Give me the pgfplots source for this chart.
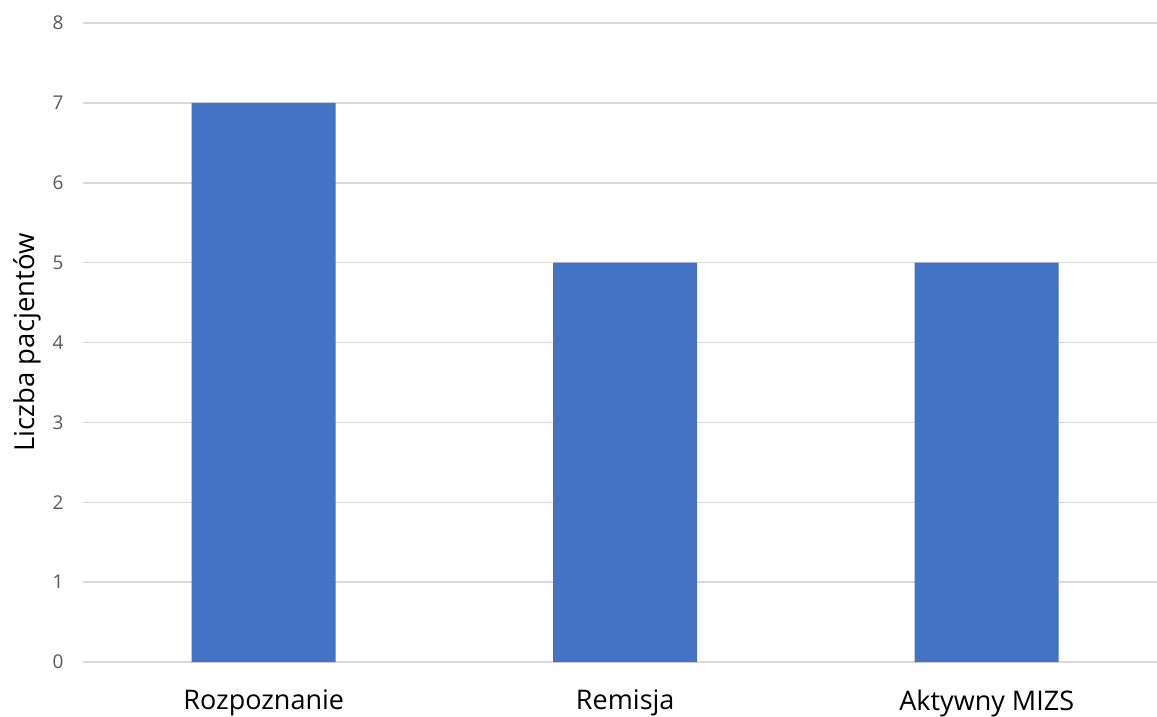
\documentclass[border=0pt]{standalone}
\usepackage{fontspec}
\setmainfont{Open Sans}
\usepackage{pgfplots}
\pgfplotsset{compat=1.18}
\definecolor{barblue}{HTML}{4472C4}
\definecolor{gridgrey}{HTML}{D9D9D9}
\definecolor{ticktext}{HTML}{595959}
\begin{document}
\begin{tikzpicture}
\useasboundingbox (-83pt,-54pt) rectangle (1074pt,662pt);
\begin{axis}[
  scale only axis,
  width=1074pt, height=639pt,
  xmin=-0.5, xmax=2.471,
  ymin=0, ymax=8,
  ytick={0,1,...,8},
  xtick=data,
  xticklabels={Rozpoznanie,Remisja,Aktywny MIZS},
  axis line style={draw=none},
  major tick length=0pt,
  ymajorgrids,
  grid style={gridgrey, line width=1.5pt},
  /pgf/number format/assume math mode=true,
  yticklabel style={font=\fontsize{19}{22}\selectfont, text=ticktext, xshift=-16pt},
  xticklabel style={font=\fontsize{27}{32}\selectfont, text=black, yshift=-24pt},
  ylabel={Liczba pacjentów},
  ylabel style={font=\fontsize{27.5}{32}\selectfont, at={(axis description cs:0,0.5)}, anchor=center, yshift=56pt},
  clip=false,
]
\addplot[ybar, bar width=144pt, fill=barblue, draw=none] coordinates {(0,7) (1,5) (2,5)};
\end{axis}
\end{tikzpicture}
\end{document}
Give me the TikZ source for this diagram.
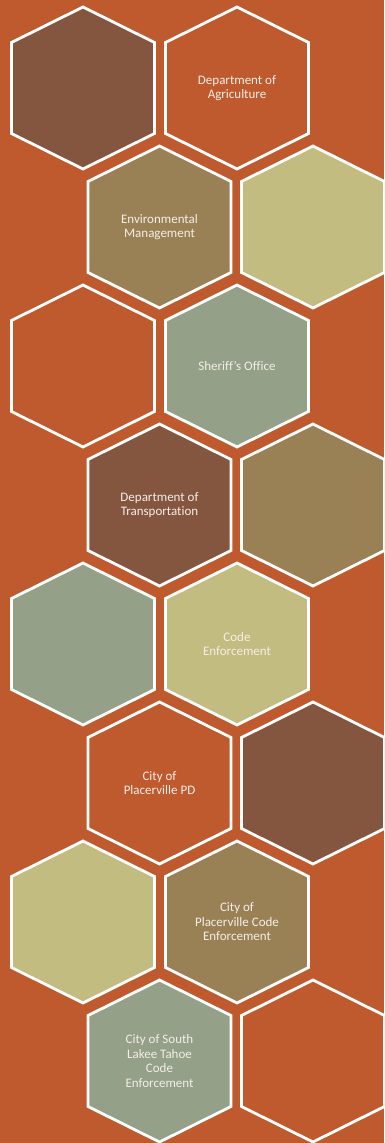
\documentclass[tikz,border=0pt]{standalone}
\usepackage{fontspec}
\setmainfont{Carlito}[Ligatures={NoCommon,TeX}]
\definecolor{bgOrange}{HTML}{BE5A2D}
\definecolor{cBrown}{HTML}{84553F}
\definecolor{cOlive}{HTML}{9A8155}
\definecolor{cKhaki}{HTML}{C2BC80}
\definecolor{cSage}{HTML}{94A088}
\definecolor{cText}{HTML}{F4EEE8}
\tikzset{
  hexline/.style={draw=white, line width=2.8pt, line join=miter},
  pics/hex/.style={code={\path[hexline,fill=#1] (0,-81) -- (71.5,-45.5) -- (71.5,45.5) -- (0,81) -- (-71.5,45.5) -- (-71.5,-45.5) -- cycle;}},
  lbl/.style={text=cText, align=center, font=\fontsize{13}{14.5}\selectfont, inner sep=0pt}
}
\begin{document}
\begin{tikzpicture}[x=1pt,y=-1pt]
\useasboundingbox (0,0) rectangle (384,1143);
\clip (0,0) rectangle (384,1143);
\fill[bgOrange] (0,0) rectangle (384,1143);
% row 1
\pic at (83,88) {hex=cBrown};
\pic at (237,88) {hex=bgOrange};
\node[lbl] (agri) at (237,88) {Department of\\Agriculture};
% row 2
\pic at (159.5,227) {hex=cOlive};
\pic at (313,227) {hex=cKhaki};
\node[lbl] (env) at (159.5,227) {Environmental\\Management};
% row 3
\pic at (83,366) {hex=bgOrange};
\pic at (237,366) {hex=cSage};
\node[lbl] (sheriff) at (237,366) {Sheriff’s Office};
% row 4
\pic at (159.5,505) {hex=cBrown};
\pic at (313,505) {hex=cOlive};
\node[lbl] (transp) at (159.5,505) {Department of\\Transportation};
% row 5
\pic at (83,644) {hex=cSage};
\pic at (237,644) {hex=cKhaki};
\node[lbl] (code) at (237,644) {Code\\Enforcement};
% row 6
\pic at (159.5,783) {hex=bgOrange};
\pic at (313,783) {hex=cBrown};
\node[lbl] (pd) at (159.5,783) {City of\\Placerville PD};
% row 7
\pic at (83,922) {hex=cKhaki};
\pic at (237,922) {hex=cOlive};
\node[lbl] (pcode) at (237,922) {City of\\Placerville Code\\Enforcement};
% row 8
\pic at (159.5,1061) {hex=cSage};
\pic at (313,1061) {hex=bgOrange};
\node[lbl] (slt) at (159.5,1061) {City of South\\Lakee Tahoe\\Code\\Enforcement};
\end{tikzpicture}
\end{document}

▬▬▬▬▬▬▬▬▬▬

## Written exercise
Copy all lines in the listing above where the string "Give" appears.

## Exercise result
Give me the pgfplots source for this chart.
Give me the TikZ source for this diagram.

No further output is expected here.